The exercise :: Extract the full listing verbatim and drop any pictures from your copy.

Data segment ::
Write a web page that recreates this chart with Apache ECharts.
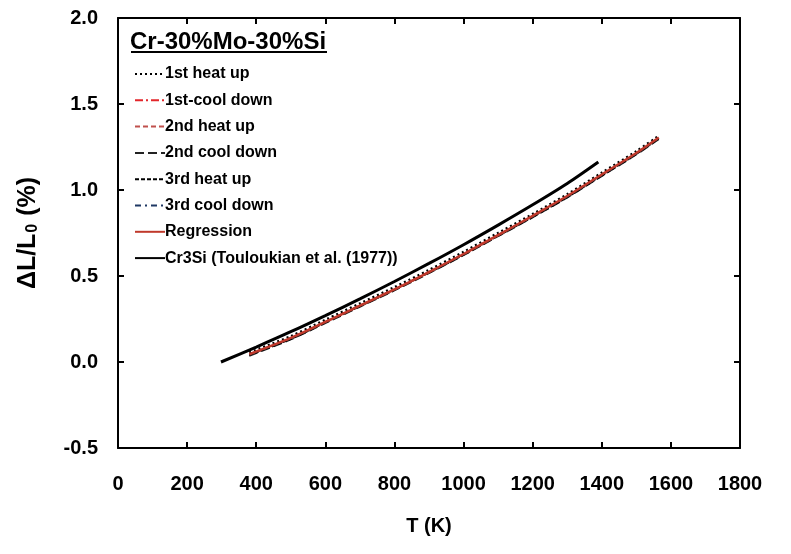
<!DOCTYPE html>
<html>
<head>
<meta charset="utf-8">
<script src="https://cdn.jsdelivr.net/npm/echarts@6/dist/echarts.min.js"></script>
<style>
  html, body { margin: 0; padding: 0; background: #fff; }
  #chart { width: 791px; height: 554px; }
</style>
</head>
<body>
<div id="chart"></div>
<script>
// temperatures (K) and expansion (%)
const tData = [380, 500, 600, 700, 800, 900, 1000, 1100, 1200, 1300, 1400, 1500, 1565];
const heat1 = [0.055, 0.15, 0.245, 0.34, 0.435, 0.535, 0.64, 0.75, 0.86, 0.975, 1.10, 1.225, 1.315];
const cool1 = [0.045, 0.14, 0.235, 0.33, 0.425, 0.525, 0.63, 0.74, 0.85, 0.965, 1.09, 1.215, 1.305];
const heat2 = [0.04, 0.135, 0.23, 0.325, 0.42, 0.52, 0.625, 0.735, 0.845, 0.96, 1.085, 1.21, 1.30];
const cool2 = [0.035, 0.13, 0.225, 0.32, 0.415, 0.515, 0.62, 0.73, 0.84, 0.955, 1.08, 1.205, 1.295];
const heat3 = [0.04, 0.132, 0.228, 0.323, 0.418, 0.518, 0.622, 0.732, 0.842, 0.957, 1.082, 1.208, 1.298];
const cool3 = [0.045, 0.138, 0.232, 0.328, 0.422, 0.522, 0.627, 0.737, 0.847, 0.962, 1.087, 1.212, 1.302];
const regression = [0.045, 0.14, 0.233, 0.328, 0.422, 0.523, 0.628, 0.738, 0.85, 0.965, 1.09, 1.215, 1.305];

const tCr3Si = [298, 400, 500, 600, 700, 800, 900, 1000, 1100, 1200, 1300, 1390];
const cr3si = [0, 0.087, 0.176, 0.27, 0.367, 0.468, 0.573, 0.682, 0.796, 0.914, 1.038, 1.163];

const xTicks = { min: 0, max: 1800, interval: 200 };
const yTicks = { min: -0.5, max: 2.0, interval: 0.5 };

function pairs(xs, ys) { return xs.map((x, i) => [x, ys[i]]); }

function lineSeries(name, xs, ys, color, type, width, z) {
  return {
    name: name, type: 'line', data: pairs(xs, ys),
    showSymbol: false, symbol: 'none', smooth: 0.3, z: z || 2,
    lineStyle: { color: color, type: type, width: width },
    itemStyle: { color: color }
  };
}

const chart = echarts.init(document.getElementById('chart'));
const font = 'Arial, "Liberation Sans", sans-serif';

chart.setOption({
  animation: false,
  textStyle: { fontFamily: font },
  grid: { left: 118, right: 51, top: 18, bottom: 106 },
  graphic: [
    { type: 'text', x: 130, y: 42,
      style: { text: 'Cr-30%Mo-30%Si', font: 'bold 24px ' + font, fill: '#000', verticalAlign: 'middle' } },
    { type: 'line', shape: { x1: 131, y1: 52, x2: 327, y2: 52 },
      style: { stroke: '#000', lineWidth: 2 } }
  ],
  legend: {
    orient: 'vertical', left: 129, top: 61,
    itemWidth: 30, itemHeight: 14, itemGap: 10.3,
    itemStyle: { opacity: 0 },
    textStyle: { fontFamily: font, fontSize: 16, lineHeight: 16, fontWeight: 'bold', color: '#000', padding: [0, 0, 0, -5] },
    data: ['1st heat up', '1st-cool down', '2nd heat up', '2nd cool down', '3rd heat up', '3rd cool down', 'Regression', 'Cr3Si (Touloukian et al. (1977))']
  },
  xAxis: [{
    type: 'value', min: xTicks.min, max: xTicks.max, interval: xTicks.interval,
    name: 'T (K)', nameLocation: 'middle', nameGap: 68,
    nameTextStyle: { fontSize: 20, fontWeight: 'bold', color: '#000' },
    axisLine: { onZero: false, lineStyle: { color: '#000', width: 2 } },
    axisTick: { inside: true, length: 6, lineStyle: { width: 2 } },
    axisLabel: { margin: 26, fontSize: 20, fontWeight: 'bold', color: '#000', formatter: v => String(v) },
    splitLine: { show: false }
  }, {
    type: 'value', position: 'top', min: xTicks.min, max: xTicks.max, interval: xTicks.interval,
    axisLine: { onZero: false, lineStyle: { color: '#000', width: 2 } },
    axisTick: { inside: true, length: 6, lineStyle: { width: 2 } },
    axisLabel: { show: false }, splitLine: { show: false }
  }],
  yAxis: [{
    type: 'value', min: yTicks.min, max: yTicks.max, interval: yTicks.interval,
    name: 'ΔL/L{sub|0} (%)', nameLocation: 'middle', nameGap: 77, nameRotate: 90,
    nameTextStyle: { fontSize: 25, fontWeight: 'bold', color: '#000',
      rich: { sub: { fontSize: 16, fontWeight: 'bold', verticalAlign: 'bottom', padding: [10, 1, 0, 1] } } },
    axisLine: { onZero: false, lineStyle: { color: '#000', width: 2 } },
    axisTick: { inside: true, length: 6, lineStyle: { width: 2 } },
    axisLabel: { margin: 20, fontSize: 20, fontWeight: 'bold', color: '#000',
      formatter: v => v.toFixed(1) },
    splitLine: { show: false }
  }, {
    type: 'value', position: 'right', min: yTicks.min, max: yTicks.max, interval: yTicks.interval,
    axisLine: { onZero: false, lineStyle: { color: '#000', width: 2 } },
    axisTick: { inside: true, length: 6, lineStyle: { width: 2 } },
    axisLabel: { show: false }, splitLine: { show: false }
  }],
  series: [
    lineSeries('1st heat up', tData, heat1, '#000', [2, 3], 2.5, 2),
    lineSeries('1st-cool down', tData, cool1, '#e3262b', [8, 3, 2, 3], 1.5, 2),
    lineSeries('2nd heat up', tData, heat2, '#c0504d', [5, 3], 1.5, 2),
    lineSeries('2nd cool down', tData, cool2, '#222', [9, 4], 1.5, 2),
    lineSeries('3rd heat up', tData, heat3, '#000', [4, 2], 1.5, 2),
    lineSeries('3rd cool down', tData, cool3, '#1f3864', [6, 4, 2, 4], 1.5, 2),
    lineSeries('Regression', tData, regression, '#c0392b', 'solid', 2.5, 3),
    lineSeries('Cr3Si (Touloukian et al. (1977))', tCr3Si, cr3si, '#000', 'solid', 3, 4)
  ]
});
</script>
</body>
</html>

Answer to the problem ::
Write a web page that recreates this chart with Apache ECharts.
<!DOCTYPE html>
<html>
<head>
<meta charset="utf-8">
<script src="https://cdn.jsdelivr.net/npm/echarts@6/dist/echarts.min.js"></script>
<style>
  html, body { margin: 0; padding: 0; background: #fff; }
  #chart { width: 791px; height: 554px; }
</style>
</head>
<body>
<div id="chart"></div>
<script>
// temperatures (K) and expansion (%)
const tData = [380, 500, 600, 700, 800, 900, 1000, 1100, 1200, 1300, 1400, 1500, 1565];
const heat1 = [0.055, 0.15, 0.245, 0.34, 0.435, 0.535, 0.64, 0.75, 0.86, 0.975, 1.10, 1.225, 1.315];
const cool1 = [0.045, 0.14, 0.235, 0.33, 0.425, 0.525, 0.63, 0.74, 0.85, 0.965, 1.09, 1.215, 1.305];
const heat2 = [0.04, 0.135, 0.23, 0.325, 0.42, 0.52, 0.625, 0.735, 0.845, 0.96, 1.085, 1.21, 1.30];
const cool2 = [0.035, 0.13, 0.225, 0.32, 0.415, 0.515, 0.62, 0.73, 0.84, 0.955, 1.08, 1.205, 1.295];
const heat3 = [0.04, 0.132, 0.228, 0.323, 0.418, 0.518, 0.622, 0.732, 0.842, 0.957, 1.082, 1.208, 1.298];
const cool3 = [0.045, 0.138, 0.232, 0.328, 0.422, 0.522, 0.627, 0.737, 0.847, 0.962, 1.087, 1.212, 1.302];
const regression = [0.045, 0.14, 0.233, 0.328, 0.422, 0.523, 0.628, 0.738, 0.85, 0.965, 1.09, 1.215, 1.305];

const tCr3Si = [298, 400, 500, 600, 700, 800, 900, 1000, 1100, 1200, 1300, 1390];
const cr3si = [0, 0.087, 0.176, 0.27, 0.367, 0.468, 0.573, 0.682, 0.796, 0.914, 1.038, 1.163];

const xTicks = { min: 0, max: 1800, interval: 200 };
const yTicks = { min: -0.5, max: 2.0, interval: 0.5 };

function pairs(xs, ys) { return xs.map((x, i) => [x, ys[i]]); }

function lineSeries(name, xs, ys, color, type, width, z) {
  return {
    name: name, type: 'line', data: pairs(xs, ys),
    showSymbol: false, symbol: 'none', smooth: 0.3, z: z || 2,
    lineStyle: { color: color, type: type, width: width },
    itemStyle: { color: color }
  };
}

const chart = echarts.init(document.getElementById('chart'));
const font = 'Arial, "Liberation Sans", sans-serif';

chart.setOption({
  animation: false,
  textStyle: { fontFamily: font },
  grid: { left: 118, right: 51, top: 18, bottom: 106 },
  graphic: [
    { type: 'text', x: 130, y: 42,
      style: { text: 'Cr-30%Mo-30%Si', font: 'bold 24px ' + font, fill: '#000', verticalAlign: 'middle' } },
    { type: 'line', shape: { x1: 131, y1: 52, x2: 327, y2: 52 },
      style: { stroke: '#000', lineWidth: 2 } }
  ],
  legend: {
    orient: 'vertical', left: 129, top: 61,
    itemWidth: 30, itemHeight: 14, itemGap: 10.3,
    itemStyle: { opacity: 0 },
    textStyle: { fontFamily: font, fontSize: 16, lineHeight: 16, fontWeight: 'bold', color: '#000', padding: [0, 0, 0, -5] },
    data: ['1st heat up', '1st-cool down', '2nd heat up', '2nd cool down', '3rd heat up', '3rd cool down', 'Regression', 'Cr3Si (Touloukian et al. (1977))']
  },
  xAxis: [{
    type: 'value', min: xTicks.min, max: xTicks.max, interval: xTicks.interval,
    name: 'T (K)', nameLocation: 'middle', nameGap: 68,
    nameTextStyle: { fontSize: 20, fontWeight: 'bold', color: '#000' },
    axisLine: { onZero: false, lineStyle: { color: '#000', width: 2 } },
    axisTick: { inside: true, length: 6, lineStyle: { width: 2 } },
    axisLabel: { margin: 26, fontSize: 20, fontWeight: 'bold', color: '#000', formatter: v => String(v) },
    splitLine: { show: false }
  }, {
    type: 'value', position: 'top', min: xTicks.min, max: xTicks.max, interval: xTicks.interval,
    axisLine: { onZero: false, lineStyle: { color: '#000', width: 2 } },
    axisTick: { inside: true, length: 6, lineStyle: { width: 2 } },
    axisLabel: { show: false }, splitLine: { show: false }
  }],
  yAxis: [{
    type: 'value', min: yTicks.min, max: yTicks.max, interval: yTicks.interval,
    name: 'ΔL/L{sub|0} (%)', nameLocation: 'middle', nameGap: 77, nameRotate: 90,
    nameTextStyle: { fontSize: 25, fontWeight: 'bold', color: '#000',
      rich: { sub: { fontSize: 16, fontWeight: 'bold', verticalAlign: 'bottom', padding: [10, 1, 0, 1] } } },
    axisLine: { onZero: false, lineStyle: { color: '#000', width: 2 } },
    axisTick: { inside: true, length: 6, lineStyle: { width: 2 } },
    axisLabel: { margin: 20, fontSize: 20, fontWeight: 'bold', color: '#000',
      formatter: v => v.toFixed(1) },
    splitLine: { show: false }
  }, {
    type: 'value', position: 'right', min: yTicks.min, max: yTicks.max, interval: yTicks.interval,
    axisLine: { onZero: false, lineStyle: { color: '#000', width: 2 } },
    axisTick: { inside: true, length: 6, lineStyle: { width: 2 } },
    axisLabel: { show: false }, splitLine: { show: false }
  }],
  series: [
    lineSeries('1st heat up', tData, heat1, '#000', [2, 3], 2.5, 2),
    lineSeries('1st-cool down', tData, cool1, '#e3262b', [8, 3, 2, 3], 1.5, 2),
    lineSeries('2nd heat up', tData, heat2, '#c0504d', [5, 3], 1.5, 2),
    lineSeries('2nd cool down', tData, cool2, '#222', [9, 4], 1.5, 2),
    lineSeries('3rd heat up', tData, heat3, '#000', [4, 2], 1.5, 2),
    lineSeries('3rd cool down', tData, cool3, '#1f3864', [6, 4, 2, 4], 1.5, 2),
    lineSeries('Regression', tData, regression, '#c0392b', 'solid', 2.5, 3),
    lineSeries('Cr3Si (Touloukian et al. (1977))', tCr3Si, cr3si, '#000', 'solid', 3, 4)
  ]
});
</script>
</body>
</html>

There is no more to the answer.